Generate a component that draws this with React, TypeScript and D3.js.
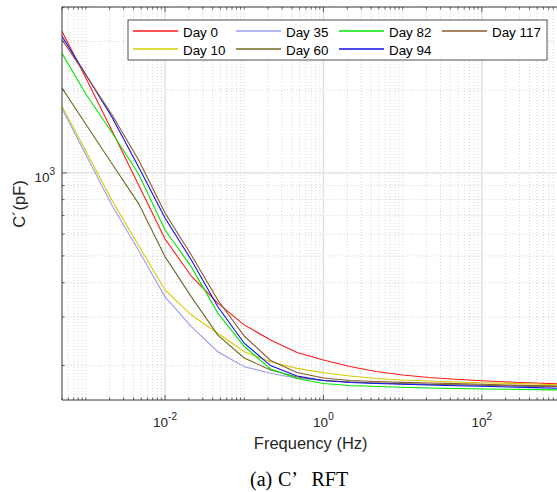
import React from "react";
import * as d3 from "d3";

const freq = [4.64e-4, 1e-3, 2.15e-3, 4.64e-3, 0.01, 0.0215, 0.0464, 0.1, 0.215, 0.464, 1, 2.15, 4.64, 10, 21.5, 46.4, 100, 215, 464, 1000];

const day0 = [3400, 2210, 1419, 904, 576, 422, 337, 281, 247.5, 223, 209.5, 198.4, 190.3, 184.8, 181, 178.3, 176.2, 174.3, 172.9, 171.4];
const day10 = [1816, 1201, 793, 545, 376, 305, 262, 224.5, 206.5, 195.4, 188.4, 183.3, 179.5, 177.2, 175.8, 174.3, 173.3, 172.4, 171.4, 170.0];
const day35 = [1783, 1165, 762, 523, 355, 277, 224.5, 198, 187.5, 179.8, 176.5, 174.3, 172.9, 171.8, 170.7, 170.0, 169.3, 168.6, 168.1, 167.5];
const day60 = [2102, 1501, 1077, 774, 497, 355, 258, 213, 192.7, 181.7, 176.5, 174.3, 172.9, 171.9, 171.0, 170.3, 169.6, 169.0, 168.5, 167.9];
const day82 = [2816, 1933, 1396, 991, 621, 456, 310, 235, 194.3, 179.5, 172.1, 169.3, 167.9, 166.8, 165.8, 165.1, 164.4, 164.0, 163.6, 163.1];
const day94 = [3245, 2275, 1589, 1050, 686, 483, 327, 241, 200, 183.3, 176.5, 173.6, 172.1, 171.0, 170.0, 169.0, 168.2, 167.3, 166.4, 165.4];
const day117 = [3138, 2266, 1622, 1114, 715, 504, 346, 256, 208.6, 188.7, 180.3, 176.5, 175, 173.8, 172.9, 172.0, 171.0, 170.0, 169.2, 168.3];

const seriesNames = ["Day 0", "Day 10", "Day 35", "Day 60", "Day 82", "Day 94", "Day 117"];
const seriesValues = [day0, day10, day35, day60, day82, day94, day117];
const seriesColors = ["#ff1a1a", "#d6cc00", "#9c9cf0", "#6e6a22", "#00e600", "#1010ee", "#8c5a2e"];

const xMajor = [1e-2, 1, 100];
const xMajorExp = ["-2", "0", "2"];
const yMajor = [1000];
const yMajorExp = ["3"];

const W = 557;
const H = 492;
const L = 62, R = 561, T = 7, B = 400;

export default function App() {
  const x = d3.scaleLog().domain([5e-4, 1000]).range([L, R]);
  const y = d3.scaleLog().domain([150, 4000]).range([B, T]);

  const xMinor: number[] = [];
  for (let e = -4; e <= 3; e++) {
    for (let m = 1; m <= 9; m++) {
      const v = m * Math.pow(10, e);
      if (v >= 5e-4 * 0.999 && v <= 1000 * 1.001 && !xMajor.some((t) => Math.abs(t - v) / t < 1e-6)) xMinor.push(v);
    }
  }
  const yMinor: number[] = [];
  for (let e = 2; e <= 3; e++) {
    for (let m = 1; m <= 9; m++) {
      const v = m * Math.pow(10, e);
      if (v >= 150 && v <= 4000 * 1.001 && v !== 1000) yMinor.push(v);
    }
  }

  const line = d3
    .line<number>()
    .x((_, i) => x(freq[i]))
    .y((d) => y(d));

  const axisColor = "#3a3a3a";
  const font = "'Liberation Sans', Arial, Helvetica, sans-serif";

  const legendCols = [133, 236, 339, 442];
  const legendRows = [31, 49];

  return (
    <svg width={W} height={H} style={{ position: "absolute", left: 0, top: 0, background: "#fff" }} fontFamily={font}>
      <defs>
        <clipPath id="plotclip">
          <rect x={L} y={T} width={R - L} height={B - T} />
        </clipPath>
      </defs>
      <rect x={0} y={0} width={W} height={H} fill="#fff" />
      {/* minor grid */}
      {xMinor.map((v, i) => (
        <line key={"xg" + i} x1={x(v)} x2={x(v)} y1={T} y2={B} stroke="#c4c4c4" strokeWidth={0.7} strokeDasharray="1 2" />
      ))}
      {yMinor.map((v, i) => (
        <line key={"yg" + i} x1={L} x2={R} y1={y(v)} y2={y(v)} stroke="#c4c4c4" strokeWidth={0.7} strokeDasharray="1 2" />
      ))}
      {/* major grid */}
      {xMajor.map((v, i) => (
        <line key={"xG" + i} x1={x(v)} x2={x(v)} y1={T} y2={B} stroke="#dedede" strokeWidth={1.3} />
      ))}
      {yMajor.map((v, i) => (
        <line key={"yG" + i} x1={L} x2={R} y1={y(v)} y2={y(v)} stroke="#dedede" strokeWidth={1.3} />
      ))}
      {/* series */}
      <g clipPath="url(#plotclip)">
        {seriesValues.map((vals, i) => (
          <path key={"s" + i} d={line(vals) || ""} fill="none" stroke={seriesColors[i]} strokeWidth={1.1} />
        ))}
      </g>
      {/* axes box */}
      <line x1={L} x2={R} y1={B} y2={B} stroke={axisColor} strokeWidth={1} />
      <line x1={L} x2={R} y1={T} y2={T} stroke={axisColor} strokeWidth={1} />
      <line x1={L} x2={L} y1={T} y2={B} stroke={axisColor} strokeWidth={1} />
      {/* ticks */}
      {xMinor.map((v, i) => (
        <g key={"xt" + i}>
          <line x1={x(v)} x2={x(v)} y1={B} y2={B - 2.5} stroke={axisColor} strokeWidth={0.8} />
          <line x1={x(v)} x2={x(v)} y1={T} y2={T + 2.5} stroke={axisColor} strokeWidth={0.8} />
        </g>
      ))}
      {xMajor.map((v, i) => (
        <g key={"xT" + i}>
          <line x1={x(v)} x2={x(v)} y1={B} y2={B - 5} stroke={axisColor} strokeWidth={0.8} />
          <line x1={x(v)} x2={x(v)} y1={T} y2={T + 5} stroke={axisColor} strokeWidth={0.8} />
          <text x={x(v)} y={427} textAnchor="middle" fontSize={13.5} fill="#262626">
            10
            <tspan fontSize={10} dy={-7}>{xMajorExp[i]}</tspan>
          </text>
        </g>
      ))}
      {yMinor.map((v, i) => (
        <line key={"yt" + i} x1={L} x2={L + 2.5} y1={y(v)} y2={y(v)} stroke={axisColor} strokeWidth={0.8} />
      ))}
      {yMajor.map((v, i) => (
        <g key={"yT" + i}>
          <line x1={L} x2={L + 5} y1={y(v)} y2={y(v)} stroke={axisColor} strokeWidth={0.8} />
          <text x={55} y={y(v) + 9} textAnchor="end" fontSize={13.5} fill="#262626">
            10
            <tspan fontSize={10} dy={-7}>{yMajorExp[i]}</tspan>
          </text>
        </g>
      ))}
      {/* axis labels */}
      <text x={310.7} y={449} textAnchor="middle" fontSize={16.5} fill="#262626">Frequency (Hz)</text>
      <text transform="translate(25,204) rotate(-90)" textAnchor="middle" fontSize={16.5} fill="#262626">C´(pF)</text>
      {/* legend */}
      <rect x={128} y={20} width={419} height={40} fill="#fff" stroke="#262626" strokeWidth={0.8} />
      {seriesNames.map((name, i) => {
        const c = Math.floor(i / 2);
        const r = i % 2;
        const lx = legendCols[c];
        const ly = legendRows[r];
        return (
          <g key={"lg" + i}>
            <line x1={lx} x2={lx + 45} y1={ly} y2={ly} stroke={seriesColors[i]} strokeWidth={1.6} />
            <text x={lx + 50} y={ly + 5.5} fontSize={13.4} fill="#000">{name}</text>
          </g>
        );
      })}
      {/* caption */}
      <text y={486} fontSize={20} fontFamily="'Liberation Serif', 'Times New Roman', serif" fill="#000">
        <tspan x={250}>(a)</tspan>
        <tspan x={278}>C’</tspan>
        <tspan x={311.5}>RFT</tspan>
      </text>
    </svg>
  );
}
·····
To do: From the first line above down to the line with "170.0, 169.2, 168.3];", reproduce every line and no others, omitting pictures.

Result for this task:
Generate a component that draws this with React, TypeScript and D3.js.
import React from "react";
import * as d3 from "d3";

const freq = [4.64e-4, 1e-3, 2.15e-3, 4.64e-3, 0.01, 0.0215, 0.0464, 0.1, 0.215, 0.464, 1, 2.15, 4.64, 10, 21.5, 46.4, 100, 215, 464, 1000];

const day0 = [3400, 2210, 1419, 904, 576, 422, 337, 281, 247.5, 223, 209.5, 198.4, 190.3, 184.8, 181, 178.3, 176.2, 174.3, 172.9, 171.4];
const day10 = [1816, 1201, 793, 545, 376, 305, 262, 224.5, 206.5, 195.4, 188.4, 183.3, 179.5, 177.2, 175.8, 174.3, 173.3, 172.4, 171.4, 170.0];
const day35 = [1783, 1165, 762, 523, 355, 277, 224.5, 198, 187.5, 179.8, 176.5, 174.3, 172.9, 171.8, 170.7, 170.0, 169.3, 168.6, 168.1, 167.5];
const day60 = [2102, 1501, 1077, 774, 497, 355, 258, 213, 192.7, 181.7, 176.5, 174.3, 172.9, 171.9, 171.0, 170.3, 169.6, 169.0, 168.5, 167.9];
const day82 = [2816, 1933, 1396, 991, 621, 456, 310, 235, 194.3, 179.5, 172.1, 169.3, 167.9, 166.8, 165.8, 165.1, 164.4, 164.0, 163.6, 163.1];
const day94 = [3245, 2275, 1589, 1050, 686, 483, 327, 241, 200, 183.3, 176.5, 173.6, 172.1, 171.0, 170.0, 169.0, 168.2, 167.3, 166.4, 165.4];
const day117 = [3138, 2266, 1622, 1114, 715, 504, 346, 256, 208.6, 188.7, 180.3, 176.5, 175, 173.8, 172.9, 172.0, 171.0, 170.0, 169.2, 168.3];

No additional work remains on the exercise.